U.S. Chamber Releases Fantasy Study Alleging Union Favoritism In Pennsylvania Law, Pennsylvania AFL-CIO Says
Self-serving study falsely claims union members are exempted from laws governing certain types of criminal activities
HARRISBURG, Pa., Aug. 9, 2012 /PRNewswire-USNewswire/ -- The corporate fueled right-wing attack on workers' rights opened a new front in their war against the middle class with the release of a self-serving U.S. Chamber of Commerce study alleging some Pennsylvania laws were written to exempt unions from criminal statutes.
Pennsylvania AFL-CIO President Richard Bloomingdale today called the Chamber report "an exercise in imagination intended to further erode the rights of workers in a system loaded with unfair advantages and toothless penalties favoring corporate bosses and greedy CEOs."
Mr. Bloomingdale said, "Any laws on the books that were written to give basic protections to workers pursuing their rights to collective bargaining were drafted to stop union-busting lawyers from manipulating the criminal code to further their anti-worker crusades. In reality we need more laws protecting workers, or at least enforce the ones we have, to prevent bosses from illegally firing and demoting workers seeking a union, force employees to sit through captive audience anti-union meetings, threaten to move or close worksites if workers unionize, stalk union organizers on Facebook and other social media sites and generally intimidate employees with impunity."
The Chamber study specifically claims there are "numerous 'labor exemptions' from criminal statutes, as well as policies that provide structural favoritism toward labor unions in the states with the highest union density."
Frank Snyder, Secretary-Treasurer of the Pennsylvania AFL-CIO took issue with the Chamber statement citing that "States with the highest union density also have the highest standards of living, the lowest infant mortality rates, the highest educational achievement rates, the best health care delivery systems, the most diverse economies, the lowest percentages of people living below the poverty line and numerous other social and economic advantages. These important economic and social benefits are partially or fully attributable to laws in those states that provide a more level playing field for workers to pursue their right to bargain collectively for family-sustaining jobs and a foot on a rung of the middle class ladder."
In a 2009 authoritative study by Kate Bronfenbrenner (http://www.epi.org/publication/bp235/), the Director of Labor Education Research at Cornell School of Labor and Industrial Relations, Ms. Bronfenbrenner found in an analysis of National Labor Relations data a rapid intensification of employer opposition to union organizing. The NLRB data demonstrated it was standard practice for workers to be subjected to illegal tactics including threats, interrogations, harassment, surveillance and retaliation for union activities. The report cited that "employers threatened to close plants in 57% of (union organizing) elections, discharged workers in 34%, and threatened to cut wages and benefits in 37% of elections." Additionally the study found that in "63% of elections employers used supervisor one-on-one meetings to interrogate workers about who they or other workers supported, and in 54% used such sessions to threaten workers."

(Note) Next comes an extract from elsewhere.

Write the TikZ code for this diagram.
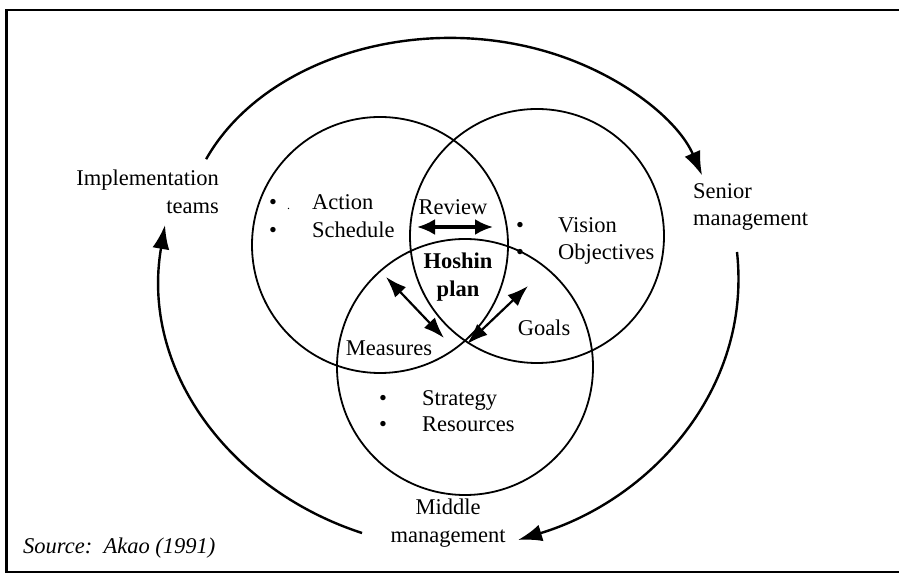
\documentclass[tikz,border=0pt]{standalone}
\usepackage{fontspec}
\setmainfont{Liberation Serif}
\usetikzlibrary{arrows.meta}
\begin{document}
\begin{tikzpicture}[x=1pt,y=1pt,
  lbl/.style={inner sep=0pt, font=\fontsize{22.5}{27.5}\selectfont},
  venn/.style={circle, draw, line width=1.8pt, inner sep=0pt, minimum size=#1},
  cyclearrow/.style={line width=2.4pt, -{Latex[length=24pt,width=17pt]}},
  dbl/.style={line width=2.2pt, {Latex[length=21pt,width=15pt]}-{Latex[length=21pt,width=15pt]}},
  frameline/.style={line width=2.5pt}]
\useasboundingbox (0,0) rectangle (899,575);
% frame (open on the right)
\draw[frameline] (899,565) -- (6.5,565) -- (6.5,3) -- (899,3);
% Venn circles
\node[venn=256pt] (cact) at (380,330) {};
\node[venn=254pt] (cvis) at (537,339) {};
\node[venn=256pt] (cstr) at (465,208) {};
% outer labels
\node[lbl, anchor=east, align=right] (impl) at (219,383) {Implementation\\teams};
\node[lbl, anchor=west, align=left] (senior) at (693,368) {Senior\\management};
\node[lbl, align=center] (middle) at (448,52) {Middle\\management};
\node[lbl, anchor=west, font=\fontsize{22.5}{27.5}\selectfont\itshape] (src) at (23,27) {Source:\ \ Akao (1991)};
% inner labels
\node[lbl, anchor=west, align=left] (action) at (269,359)
  {\makebox[43pt][l]{•\hspace{10pt}{\fontsize{12}{12}\selectfont .}}Action\\\makebox[43pt][l]{•}Schedule};
\node[lbl, anchor=west, align=left] (vision) at (516,334)
  {\makebox[42pt][l]{•}Vision\\\makebox[42pt][l]{•}Objectives};
\node[lbl, anchor=west, align=left, font=\fontsize{22.5}{25.5}\selectfont] (strategy) at (379,164)
  {\makebox[43pt][l]{•}Strategy\\\makebox[43pt][l]{•}Resources};
\node[lbl] (review) at (453,368) {Review};
\node[lbl, align=center, font=\fontsize{22.5}{28.5}\selectfont\bfseries] (hoshin) at (458,298) {Hoshin\\plan};
\node[lbl] (goals) at (544,247) {Goals};
\node[lbl] (measures) at (389,227) {Measures};
% double arrows
\coordinate (revL) at (417,348);
\coordinate (revR) at (493,348);
\coordinate (meaA) at (386,298);
\coordinate (meaB) at (444,237);
\coordinate (goaA) at (528,289);
\coordinate (goaB) at (467,231);
\draw[line width=3.2pt, {Latex[length=18pt,width=16pt]}-{Latex[length=18pt,width=16pt]}] (revL) -- (revR);
\draw[dbl] (meaA) -- (meaB);
\draw[dbl] (goaA) -- (goaB);
% cycle arrows
\coordinate (topS) at (206.1,415.8);
\coordinate (topE) at (702,399.5);
\coordinate (rgtS) at (737,323);
\coordinate (rgtE) at (518,35);
\coordinate (lftS) at (362,42);
\coordinate (lftE) at (165,350);
\draw[cyclearrow] (topS) arc[start angle=157, end angle=18, x radius=265, y radius=199];
\draw[cyclearrow] (rgtS) .. controls (752,185) and (650,75) .. (rgtE);
\draw[cyclearrow] (lftS) .. controls (230,85) and (140,205) .. (lftE);
\end{tikzpicture}
\end{document}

Ms. Bronfenbrenner's study concluded that the meager penalties that may be levied against companies that engage in illegal union busting activities provide no real disincentive for employers to obey the law. The primary remedies include simply posting a notice at the worksite admitting to engaging in unfair labor practices and in the case of discharged workers, compensating with back pay less any income the worker may have earned after being fired and generally without being reinstated to the job the fired worker lost.
Said Mr. Bloomingdale, "The facts speak for themselves. The abysmal record of illegal union-busting activity tallied by corporations, their anti-union lawyers and front-line managers proves beyond a shadow of doubt that workers need all the legal protections they can get in a system that is unjustly stacked against them. The financial penalties levied against the corporate law breakers for their illegal activities are a mere fraction of the money corporations make denying workers the right to bargain collectively for fairer wages, reasonable benefits and safer working conditions. This Chamber of Commerce study is a fraud."